• **AVAILABLE DATA**:
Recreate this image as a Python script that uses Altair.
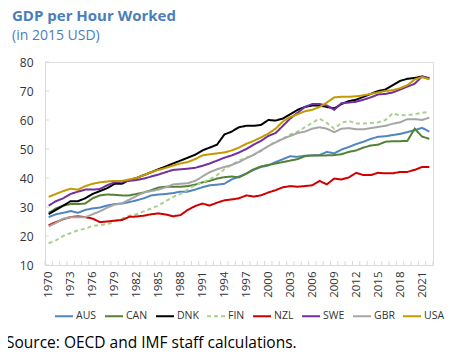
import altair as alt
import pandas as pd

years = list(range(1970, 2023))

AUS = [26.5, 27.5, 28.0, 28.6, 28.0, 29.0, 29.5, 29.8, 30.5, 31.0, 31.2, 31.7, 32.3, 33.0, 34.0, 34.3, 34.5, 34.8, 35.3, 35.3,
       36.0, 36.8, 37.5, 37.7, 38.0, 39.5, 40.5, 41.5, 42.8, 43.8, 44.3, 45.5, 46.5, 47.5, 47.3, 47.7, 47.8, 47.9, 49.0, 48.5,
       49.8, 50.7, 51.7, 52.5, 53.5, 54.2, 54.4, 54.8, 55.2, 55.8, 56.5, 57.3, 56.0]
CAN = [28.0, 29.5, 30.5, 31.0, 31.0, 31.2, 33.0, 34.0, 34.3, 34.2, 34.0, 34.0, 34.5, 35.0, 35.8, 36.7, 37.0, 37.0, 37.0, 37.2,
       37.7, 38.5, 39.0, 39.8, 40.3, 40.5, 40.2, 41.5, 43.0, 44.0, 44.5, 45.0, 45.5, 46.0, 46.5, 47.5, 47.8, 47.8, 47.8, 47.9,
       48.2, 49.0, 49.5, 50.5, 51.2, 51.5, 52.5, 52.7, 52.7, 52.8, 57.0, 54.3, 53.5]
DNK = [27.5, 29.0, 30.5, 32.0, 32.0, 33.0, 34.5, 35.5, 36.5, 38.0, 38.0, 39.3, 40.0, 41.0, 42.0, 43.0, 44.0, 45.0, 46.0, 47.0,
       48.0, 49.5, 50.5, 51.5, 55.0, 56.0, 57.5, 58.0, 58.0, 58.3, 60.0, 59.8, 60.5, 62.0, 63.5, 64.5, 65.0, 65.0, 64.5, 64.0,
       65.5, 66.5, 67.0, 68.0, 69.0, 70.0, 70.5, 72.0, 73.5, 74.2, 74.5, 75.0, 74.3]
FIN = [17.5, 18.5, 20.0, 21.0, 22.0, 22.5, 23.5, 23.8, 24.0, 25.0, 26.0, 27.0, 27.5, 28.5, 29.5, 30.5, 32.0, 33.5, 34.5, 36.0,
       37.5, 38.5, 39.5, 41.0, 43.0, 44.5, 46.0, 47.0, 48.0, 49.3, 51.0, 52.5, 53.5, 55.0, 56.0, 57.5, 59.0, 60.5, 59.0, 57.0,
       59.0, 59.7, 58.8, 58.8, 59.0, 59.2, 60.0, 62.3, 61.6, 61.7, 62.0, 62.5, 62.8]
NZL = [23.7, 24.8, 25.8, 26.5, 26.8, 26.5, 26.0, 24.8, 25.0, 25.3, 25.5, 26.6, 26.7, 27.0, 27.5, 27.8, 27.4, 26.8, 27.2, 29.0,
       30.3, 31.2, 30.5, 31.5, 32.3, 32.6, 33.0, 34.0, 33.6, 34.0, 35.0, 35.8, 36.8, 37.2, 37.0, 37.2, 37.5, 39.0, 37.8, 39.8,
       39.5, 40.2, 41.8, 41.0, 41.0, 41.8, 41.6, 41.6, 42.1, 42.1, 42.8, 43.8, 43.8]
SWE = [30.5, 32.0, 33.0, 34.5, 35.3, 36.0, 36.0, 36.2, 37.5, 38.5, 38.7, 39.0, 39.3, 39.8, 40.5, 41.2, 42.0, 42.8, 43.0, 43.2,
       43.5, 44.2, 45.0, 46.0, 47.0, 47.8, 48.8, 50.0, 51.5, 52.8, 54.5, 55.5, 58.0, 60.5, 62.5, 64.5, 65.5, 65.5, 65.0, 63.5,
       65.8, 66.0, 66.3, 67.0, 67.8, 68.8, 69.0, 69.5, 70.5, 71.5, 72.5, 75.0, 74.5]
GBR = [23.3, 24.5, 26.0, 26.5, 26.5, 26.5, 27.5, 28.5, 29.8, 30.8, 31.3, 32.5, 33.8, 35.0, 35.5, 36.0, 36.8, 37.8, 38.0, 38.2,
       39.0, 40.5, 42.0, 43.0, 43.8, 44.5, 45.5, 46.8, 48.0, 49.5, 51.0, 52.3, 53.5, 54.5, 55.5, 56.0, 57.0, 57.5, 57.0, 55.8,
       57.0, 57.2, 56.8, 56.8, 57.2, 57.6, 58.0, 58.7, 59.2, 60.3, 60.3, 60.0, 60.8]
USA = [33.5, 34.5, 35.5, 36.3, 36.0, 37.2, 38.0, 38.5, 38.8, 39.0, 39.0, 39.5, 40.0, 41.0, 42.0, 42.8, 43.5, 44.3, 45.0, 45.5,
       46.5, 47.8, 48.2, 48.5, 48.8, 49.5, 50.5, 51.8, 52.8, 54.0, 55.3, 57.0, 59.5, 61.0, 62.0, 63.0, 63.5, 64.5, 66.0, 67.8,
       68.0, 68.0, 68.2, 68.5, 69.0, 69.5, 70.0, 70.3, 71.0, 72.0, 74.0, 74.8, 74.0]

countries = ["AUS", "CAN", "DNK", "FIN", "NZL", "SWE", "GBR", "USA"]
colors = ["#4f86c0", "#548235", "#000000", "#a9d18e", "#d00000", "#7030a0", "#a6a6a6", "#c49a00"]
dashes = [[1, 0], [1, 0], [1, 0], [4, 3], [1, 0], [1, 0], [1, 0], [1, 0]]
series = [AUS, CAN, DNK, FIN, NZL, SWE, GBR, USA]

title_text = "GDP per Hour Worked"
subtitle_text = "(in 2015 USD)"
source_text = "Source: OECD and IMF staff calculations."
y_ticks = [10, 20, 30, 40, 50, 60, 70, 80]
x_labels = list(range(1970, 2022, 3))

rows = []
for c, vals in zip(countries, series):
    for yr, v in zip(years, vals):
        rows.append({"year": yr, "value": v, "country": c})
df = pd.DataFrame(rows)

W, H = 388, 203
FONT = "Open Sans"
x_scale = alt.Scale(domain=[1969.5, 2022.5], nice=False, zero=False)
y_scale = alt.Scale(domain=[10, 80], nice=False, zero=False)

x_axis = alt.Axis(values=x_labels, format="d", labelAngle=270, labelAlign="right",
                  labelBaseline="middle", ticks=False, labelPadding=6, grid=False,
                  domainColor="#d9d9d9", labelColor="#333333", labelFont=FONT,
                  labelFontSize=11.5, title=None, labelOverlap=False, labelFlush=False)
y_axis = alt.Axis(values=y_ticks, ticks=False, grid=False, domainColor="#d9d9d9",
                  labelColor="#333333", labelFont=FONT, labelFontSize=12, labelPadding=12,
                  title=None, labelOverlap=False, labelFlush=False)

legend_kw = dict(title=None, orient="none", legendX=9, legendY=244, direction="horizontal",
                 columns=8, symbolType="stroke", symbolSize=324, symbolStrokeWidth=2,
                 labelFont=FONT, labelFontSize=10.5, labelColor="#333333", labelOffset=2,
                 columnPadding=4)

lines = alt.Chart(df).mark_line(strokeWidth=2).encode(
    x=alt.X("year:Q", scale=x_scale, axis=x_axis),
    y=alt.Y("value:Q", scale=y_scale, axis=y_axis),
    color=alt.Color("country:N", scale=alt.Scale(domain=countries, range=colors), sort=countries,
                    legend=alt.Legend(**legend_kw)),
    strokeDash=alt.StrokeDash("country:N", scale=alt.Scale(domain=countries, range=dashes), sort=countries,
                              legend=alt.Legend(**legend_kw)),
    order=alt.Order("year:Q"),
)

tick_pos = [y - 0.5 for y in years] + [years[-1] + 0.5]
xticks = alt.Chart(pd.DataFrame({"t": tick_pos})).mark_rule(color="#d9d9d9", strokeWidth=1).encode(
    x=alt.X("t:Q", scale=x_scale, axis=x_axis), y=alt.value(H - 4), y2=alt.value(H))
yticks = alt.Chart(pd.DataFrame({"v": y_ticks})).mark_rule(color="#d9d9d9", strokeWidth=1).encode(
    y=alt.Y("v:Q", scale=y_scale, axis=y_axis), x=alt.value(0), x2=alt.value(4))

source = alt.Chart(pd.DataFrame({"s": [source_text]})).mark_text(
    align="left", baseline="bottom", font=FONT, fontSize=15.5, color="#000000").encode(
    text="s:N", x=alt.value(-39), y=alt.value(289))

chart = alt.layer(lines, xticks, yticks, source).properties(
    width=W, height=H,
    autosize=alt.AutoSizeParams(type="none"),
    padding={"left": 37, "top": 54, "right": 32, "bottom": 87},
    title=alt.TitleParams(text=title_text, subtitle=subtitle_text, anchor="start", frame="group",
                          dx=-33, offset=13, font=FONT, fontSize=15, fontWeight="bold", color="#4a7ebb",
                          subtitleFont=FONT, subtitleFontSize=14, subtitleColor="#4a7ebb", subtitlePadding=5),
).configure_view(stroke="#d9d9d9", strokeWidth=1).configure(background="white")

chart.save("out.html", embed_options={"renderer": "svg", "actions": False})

• **TASK BRIEF**: Up to and including the line with "years = list(range(1970, 2023))", copy the data above from its first line. Skip pictures.

• **FINAL ANSWER**:
Recreate this image as a Python script that uses Altair.
import altair as alt
import pandas as pd

years = list(range(1970, 2023))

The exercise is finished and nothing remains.